2

I'm not sure why the code below is not working, I'm trying to find the value of NaN in the array and then move NaN to the first element in the array (element 0) and swap the existing element 0 with wherever the NaN was. Please can you check my code out? Maybe you guys/girls can see something I can't?

Thanks in advance!

#define NaN (float)(1e308*10*0)


void movenan(float array[], int size)
{
int w;
float hold;
float move;

for(w = 0; w < SIZE - 1; w++)
{
    if(array[w] == NaN)
    {
        hold = array[w];
        array[w] = array[0];
        array[0] = hold;
    }
}

}

Dietrich Epp
  • 205,541
  • 37
  • 345
  • 415
John
  • 278
  • 1
  • 3
  • 8
  • I think you can't test for NaN this way.
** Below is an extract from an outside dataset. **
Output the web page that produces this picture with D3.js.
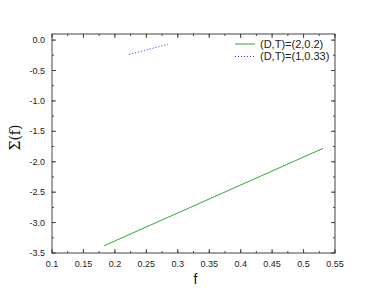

See this post: http://stackoverflow.com/questions/570669/checking-if-a-double-or-float-is-nan-in-c – dbrank0 Feb 24 '12 at 08:41
  • Also the loop be for(w = 0; w < SIZE; w++) – Avi Feb 24 '12 at 08:43
  • I assume you want to loop over the array until `w < size` rather than `w < SIZE - 1`, not? `<` means "smaller than" so the -1 isn't needed (unless you want to skip the last element in the array). –  Feb 24 '12 at 08:49

3 Answers3

6

Your NaN check is wrong: NaNs don't compare equal to anything, including themselves.

Use isnan() to check whether the value is NaN.

If isnan() is not available, the canonical way to check whether f is NaN is as follows: f != f. This evaluates to true iff f is NaN.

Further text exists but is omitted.